De igual manera, hacer la vista gorda ante tal salvajismo es algo que nada tiene que ver con posiciones ideológicas o normas diplomáticas. Es una desvergüenza.
Defendiéndose a coletazos como caimán en el cepo, o como toda dictadura que se reconoce en ruinas, el régimen demuestra no estar dispuesto a considerar ninguna otra alternativa que no sea el incremento del cuero para la oposición pacífica. Hoy más que nunca, y con sobradas razones, le aterra que sus demandas de libertad y progreso económico puedan encontrar eco entre la población.
No en balde ha resuelto echarle encima a las fuerzas represoras, que actúan bajo el evidente mandato de no permitir brotes de protesta, ni a la menor escala, aunque se vean precisadas a la aplicación del atropello como profilaxis.
Bajo la estúpida consigna de que la calle es de Fidel, el régimen no se cuida de guardar las formas. Lo anuncia en sus discursos. Otorga amparo oficial y público a las hordas destinadas a darles tranca a personas indefensas, cuyo único delito es no simpatizar con su poder, que tiraniza y hunde a Cuba en la miseria.
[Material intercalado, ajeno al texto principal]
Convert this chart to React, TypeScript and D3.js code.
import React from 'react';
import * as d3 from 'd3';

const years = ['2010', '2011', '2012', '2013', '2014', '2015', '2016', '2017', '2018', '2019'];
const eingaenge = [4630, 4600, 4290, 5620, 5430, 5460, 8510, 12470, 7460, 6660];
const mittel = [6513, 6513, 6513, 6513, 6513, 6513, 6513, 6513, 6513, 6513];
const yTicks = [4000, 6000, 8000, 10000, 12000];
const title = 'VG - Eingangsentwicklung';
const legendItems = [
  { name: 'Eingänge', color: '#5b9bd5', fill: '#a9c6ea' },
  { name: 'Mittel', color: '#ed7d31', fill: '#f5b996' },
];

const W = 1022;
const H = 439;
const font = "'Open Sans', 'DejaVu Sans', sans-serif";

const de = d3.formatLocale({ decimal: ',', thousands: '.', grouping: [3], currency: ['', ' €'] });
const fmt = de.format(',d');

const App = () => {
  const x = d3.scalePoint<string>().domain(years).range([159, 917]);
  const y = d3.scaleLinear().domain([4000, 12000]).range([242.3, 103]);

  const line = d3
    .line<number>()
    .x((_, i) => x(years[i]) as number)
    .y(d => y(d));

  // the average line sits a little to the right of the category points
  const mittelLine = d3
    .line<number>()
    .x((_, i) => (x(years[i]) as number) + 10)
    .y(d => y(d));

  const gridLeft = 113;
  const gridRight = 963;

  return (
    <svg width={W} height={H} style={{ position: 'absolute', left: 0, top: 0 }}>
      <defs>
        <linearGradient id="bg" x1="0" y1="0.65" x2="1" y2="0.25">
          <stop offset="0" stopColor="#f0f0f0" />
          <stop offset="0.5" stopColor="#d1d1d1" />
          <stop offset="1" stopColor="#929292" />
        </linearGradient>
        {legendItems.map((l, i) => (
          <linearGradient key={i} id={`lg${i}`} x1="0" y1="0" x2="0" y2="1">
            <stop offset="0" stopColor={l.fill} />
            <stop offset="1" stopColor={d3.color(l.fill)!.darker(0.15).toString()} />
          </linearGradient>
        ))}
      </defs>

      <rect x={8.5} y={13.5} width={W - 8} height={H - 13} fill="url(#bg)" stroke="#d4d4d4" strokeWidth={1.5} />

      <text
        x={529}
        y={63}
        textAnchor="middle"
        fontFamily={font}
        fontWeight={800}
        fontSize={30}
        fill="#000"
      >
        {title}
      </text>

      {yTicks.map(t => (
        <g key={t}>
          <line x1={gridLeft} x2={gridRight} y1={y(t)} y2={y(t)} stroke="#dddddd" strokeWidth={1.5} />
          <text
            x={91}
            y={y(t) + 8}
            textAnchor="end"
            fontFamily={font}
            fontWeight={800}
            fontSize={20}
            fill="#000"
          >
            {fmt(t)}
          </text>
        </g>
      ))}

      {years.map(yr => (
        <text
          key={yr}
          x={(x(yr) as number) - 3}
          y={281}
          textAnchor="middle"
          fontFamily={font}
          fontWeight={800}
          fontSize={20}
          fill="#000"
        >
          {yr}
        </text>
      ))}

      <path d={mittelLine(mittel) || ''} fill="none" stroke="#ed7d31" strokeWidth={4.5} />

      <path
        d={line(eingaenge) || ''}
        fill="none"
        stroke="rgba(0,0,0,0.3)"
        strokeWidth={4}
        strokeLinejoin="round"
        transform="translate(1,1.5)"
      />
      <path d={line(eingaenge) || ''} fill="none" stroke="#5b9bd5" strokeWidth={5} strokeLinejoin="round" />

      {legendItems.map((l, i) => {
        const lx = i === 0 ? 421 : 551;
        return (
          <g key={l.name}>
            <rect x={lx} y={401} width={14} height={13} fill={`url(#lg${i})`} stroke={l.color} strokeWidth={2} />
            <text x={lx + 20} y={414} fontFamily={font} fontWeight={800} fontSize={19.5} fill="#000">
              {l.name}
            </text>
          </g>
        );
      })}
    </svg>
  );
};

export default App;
En tanto, los progres de Europa y los Estados Unidos miran hacia otro lado. Los ¿demócratas? latinoamericanos sueñan con ser como nuestros caciques cuando sean grandes. Los obispos santifican. Y la prensa internacional da la muela en torno a los pobres remedios de urgencia (ellos les llaman “reformas”) que presumiblemente se adoptaron en el sexto congreso del partido comunista cubano.